When you delete a file, the links to reconstruct the file disappear. But the bits and pieces of the deleted file stay on your computer until they’re overwritten, and they can be retrieved with a data recovery program. To remove data from a hard drive permanently, the hard drive needs to be wiped clean.
Before you clean a hard drive, save the files you want to keep to:
- a USB drive
- a CDRom
- an external hard drive
- a new computer
Check your owner’s manual, the manufacturer’s website, or its customer support service for information on how to save data and transfer it to a new computer.
Utility programs to wipe a hard drive are available both online and in stores where computers are sold. These programs generally are inexpensive; some are available on the internet for free. These programs vary:
- Some erase the entire disk, while others allow you to select files or folders to erase.
- Some overwrite or wipe the hard drive many times, while others overwrite it only once.
Consider using a program that overwrites or wipes the hard drive many times; otherwise, the deleted information could be retrieved. Or remove the hard drive, and physically destroy it.

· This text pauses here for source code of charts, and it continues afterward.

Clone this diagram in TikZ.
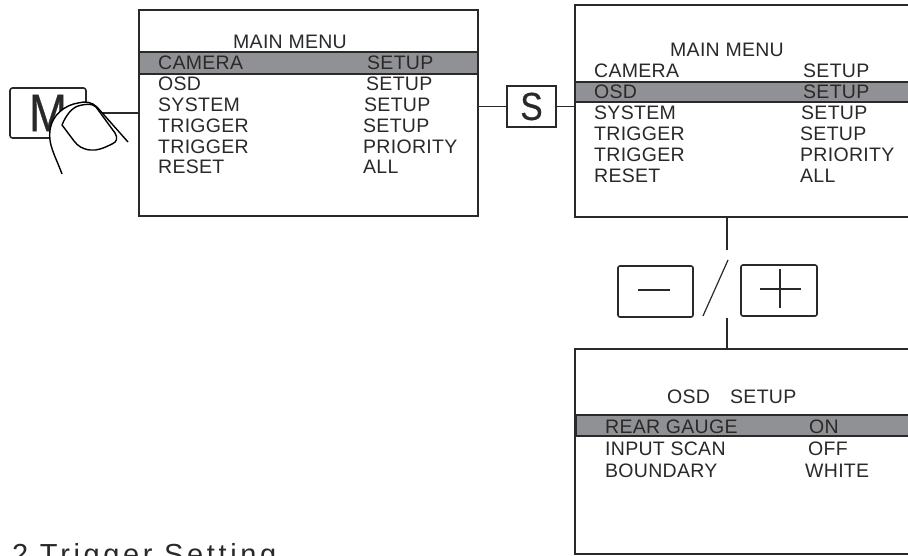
\documentclass[tikz,border=0pt]{standalone}
\usepackage{fontspec}
\usepackage{tikz}
\usepackage{xcolor}
\setmainfont{Liberation Sans}
\newfontfamily\menufont[LetterSpace=1.5]{Liberation Sans}
\newfontfamily\headfont[LetterSpace=12.5]{Liberation Sans}
\newfontfamily\keyfont[FakeStretch=0.86,FakeBold=0.5]{Liberation Sans}
\definecolor{inkdark}{HTML}{2B2829}
\definecolor{bargray}{HTML}{8F9194}

\begin{document}
\begin{tikzpicture}[x=1pt,y=-1pt,
  menubox/.style={draw=inkdark,line width=2pt,fill=white,anchor=north west,inner sep=0pt,outer sep=0pt},
  menubar/.style={draw=inkdark,line width=1.2pt,fill=bargray,anchor=north west,inner sep=0pt,outer sep=0pt},
  menutext/.style={anchor=base west,inner sep=0pt,text=inkdark,font=\menufont\fontsize{19.5}{21}\selectfont},
  keybox/.style={draw=inkdark,line width=1.3pt,fill=white,inner sep=0pt,outer sep=0pt},
  fingerline/.style={draw=black,line width=1.4pt,line join=round}]
  \useasboundingbox (0,0) rectangle (908,556);

  \node[menubox,minimum width=339pt,minimum height=206pt] (mainA) at (139,10) {};
  \node[menubox,minimum width=400pt,minimum height=212pt] (mainB) at (575,5) {};
  \node[menubox,minimum width=400pt,minimum height=205pt] (osdbox) at (575,349) {};
  \node[menubar,minimum width=339pt,minimum height=22pt] (barA) at (139,52) {};
  \node[menubar,minimum width=400pt,minimum height=20pt] (barB) at (575,82) {};
  \node[menubar,minimum width=400pt,minimum height=21pt] (barC) at (576,415) {};

  \node[menutext] (titleA) at (233,49) {MAIN MENU};
  \foreach \lab/\val/\vx/\yy [count=\k] in {CAMERA/SETUP/367/70,OSD/SETUP/366/91,SYSTEM/SETUP/364/112,
    TRIGGER/SETUP/363/133,TRIGGER/PRIORITY/363/154,RESET/ALL/363/174} {
    \node[menutext] (labA\k) at (158,\yy) {\lab};
    \node[menutext] (valA\k) at (\vx,\yy) {\val};
  }

  \node[menutext] (titleB) at (670,57) {MAIN MENU};
  \foreach \lab/\val/\vx/\yy [count=\k] in {CAMERA/SETUP/803/78,OSD/SETUP/803/99,SYSTEM/SETUP/801/120,
    TRIGGER/SETUP/800/141,TRIGGER/PRIORITY/800/162,RESET/ALL/800/183} {
    \node[menutext] (labB\k) at (594,\yy) {\lab};
    \node[menutext] (valB\k) at (\vx,\yy) {\val};
  }

  \node[menutext] (titleC) at (667,403) {OSD};
  \node[menutext] (titleD) at (730,403) {SETUP};
  \foreach \lab/\val/\vx/\yy [count=\k] in {REAR GAUGE/ON/809/433,INPUT SCAN/OFF/808/455,BOUNDARY/WHITE/805/477} {
    \node[menutext] (labC\k) at (605,\yy) {\lab};
    \node[menutext] (valC\k) at (\vx,\yy) {\val};
  }

  \node[keybox,minimum width=49pt,minimum height=41pt,font=\keyfont\fontsize{39}{40}\selectfont,text=inkdark] (keyS) at (531.5,106.5) {S};
  \draw[inkdark,line width=1.2pt] (mainA.east |- keyS.west) -- (keyS.west);
  \draw[inkdark,line width=1.2pt] (keyS.east) -- (mainB.west |- keyS.east);

  \node[keybox,rounded corners=2.5pt,line width=1.6pt,minimum width=76pt,minimum height=50pt,font=\keyfont\fontsize{53}{54}\selectfont,text=inkdark] (keyM) at (48,113) {M\hspace{8pt}};
  \draw[inkdark,line width=1.2pt] (keyM.east) -- (mainA.west |- keyM.east);
  \fill[white] (62,174) .. controls (55,155) and (48,145) .. (50,130) .. controls (52,115) and (65,105) .. (78,103)
    .. controls (85,101) and (92,102) .. (97,107) -- (128,142) -- (93,165) -- cycle;
  \draw[fingerline] (62,174) .. controls (55,155) and (48,145) .. (50,130) .. controls (52,115) and (65,105) .. (78,103)
    .. controls (85,101) and (92,102) .. (97,107) -- (128,142);
  \draw[fingerline] (62,125) .. controls (66,115) and (72,108) .. (78,106) .. controls (85,104) and (92,103) .. (96,107)
    -- (115,133) .. controls (118,138) and (117,142) .. (112,144) .. controls (104,148) and (97,151) .. (90,150)
    .. controls (82,149) and (78,146) .. (74,141) -- cycle;

  \node[keybox,rounded corners=2pt,line width=1.6pt,minimum width=75pt,minimum height=51pt] (keyminus) at (655.5,291.5) {};
  \node[keybox,rounded corners=2pt,line width=1.6pt,minimum width=76pt,minimum height=51pt] (keyplus) at (779,290.5) {};
  \draw[inkdark,line width=1.5pt] (638,290) -- (670,290);
  \draw[inkdark,line width=1.6pt] (760,289) -- (801,289) (780,269) -- (780,308);
  \draw[inkdark,line width=1.2pt] (728,260) -- (703,316);

  \coordinate (gapT) at (727,250);
  \coordinate (gapB) at (727,318);
  \draw[inkdark,line width=1.8pt] (gapT |- mainB.south) -- (gapT);
  \draw[inkdark,line width=1.8pt] (gapB) -- (gapB |- osdbox.north);

  \node[anchor=base west,inner sep=0pt,text=inkdark,font=\headfont\fontsize{29}{30}\selectfont] (heading) at (12,564) {2 Trigger Setting};
\end{tikzpicture}
\end{document}
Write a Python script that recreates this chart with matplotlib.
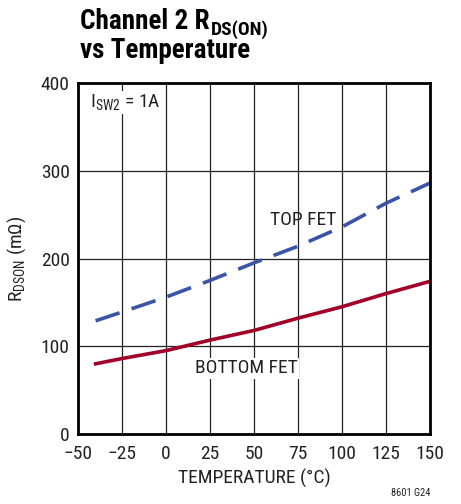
import matplotlib

matplotlib.use("Agg")
import matplotlib.pyplot as plt
from matplotlib.transforms import offset_copy

FONT = "Roboto Condensed"
plt.rcParams["font.family"] = [FONT, "DejaVu Sans"]
plt.rcParams["mathtext.fontset"] = "custom"
plt.rcParams["mathtext.rm"] = FONT
plt.rcParams["mathtext.it"] = FONT + ":italic"
plt.rcParams["mathtext.bf"] = FONT + ":bold"

# values
temp = [-40, -25, 0, 25, 50, 75, 100, 125, 150]
top_fet = [129, 139, 156, 175, 195, 214, 236, 263, 286]
bottom_fet = [80, 86, 95, 107, 118, 132, 145, 160, 174]

x_ticks = [-50, -25, 0, 25, 50, 75, 100, 125, 150]
x_labels = ["\u221250", "\u221225", "0", "25", "50", "75", "100", "125", "150"]
y_ticks = [0, 100, 200, 300, 400]

TXT = "#222222"


def main() -> None:
    fig = plt.figure(figsize=(4.61, 5.04), dpi=100)
    ax = fig.add_axes([78 / 461, 1 - 434 / 504, 352 / 461, 351 / 504])

    ax.plot(temp, top_fet, color="#3a55a8", lw=2.6, dashes=(7, 3.5))
    ax.plot(temp, bottom_fet, color="#a0002a", lw=2.6)

    ax.set_xlim(-50, 150)
    ax.set_ylim(0, 400)
    ax.set_xticks(x_ticks)
    ax.set_xticklabels(x_labels)
    ax.set_yticks(y_ticks)
    ax.tick_params(length=0, labelsize=14, colors=TXT)
    ax.tick_params(axis="x", pad=8)
    ax.tick_params(axis="y", pad=6)
    ax.grid(True, color=TXT, lw=0.9)
    for s in ax.spines.values():
        s.set_linewidth(2)
        s.set_color("black")

    ax.set_xlabel("TEMPERATURE (\u00b0C)", fontsize=14, color=TXT, labelpad=4)
    ax.set_ylabel("R$_{\\mathrm{DSON}}$ (m\u03a9)", fontsize=14, color=TXT, labelpad=9)

    ax.text(-43, 378, "I$_{\\mathrm{SW2}}$ = 1A", fontsize=14, va="center",
            color=TXT, bbox=dict(fc="white", ec="none", pad=1))
    ax.text(59, 244, "TOP FET", fontsize=14, va="center", color=TXT)
    ax.text(16.5, 75, "BOTTOM FET", fontsize=14, va="center", color=TXT,
            bbox=dict(fc="white", ec="none", pad=1))

    # title, with the subscript drawn as its own text so it can be larger
    t1 = fig.text(80 / 461, 1 - 29 / 504, "Channel 2 R", fontsize=19.5,
                  fontweight="bold", va="baseline")
    renderer = fig.canvas.get_renderer()
    w = t1.get_window_extent(renderer).width
    sub_tr = offset_copy(fig.transFigure, fig=fig, x=w * 72 / fig.dpi + 1,
                         y=-4, units="points")
    fig.text(80 / 461, 1 - 29 / 504, "DS(ON)", fontsize=14, fontweight="bold",
             va="baseline", transform=sub_tr)
    fig.text(80 / 461, 1 - 58 / 504, "vs Temperature",
             fontsize=19.5, fontweight="bold", va="baseline")
    fig.text(430 / 461, 1 - 493 / 504, "8601 G24", fontsize=7.5, ha="right",
             va="center", color=TXT)

    fig.savefig("out.png", dpi=100)
    plt.close(fig)


if __name__ == "__main__":
    main()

If you use your home or personal computer for business purposes, check with your employer about how to manage the information on your computer that’s business-related. The law requires businesses to follow data security and disposal requirements for certain information that’s related to customers.
Many computer manufacturers have programs to recycle computers and components. Check their websites or call their toll-free numbers for more information. The Environmental Protection Agency (EPA) has information about electronic product recycling programs. Your local community may have a recycling program, too. Check with your county or local government, including the local landfill office for regulations.
Many organizations collect old computers and donate them to charities.
Some people and organizations buy old computers. Check online.
Remember, most computer equipment contains hazardous materials that don’t belong in a landfill. For example, many computers have heavy metals that can contaminate the earth. The EPA recommends that you check with your local health and sanitation agencies for ways to dispose of electronics safely.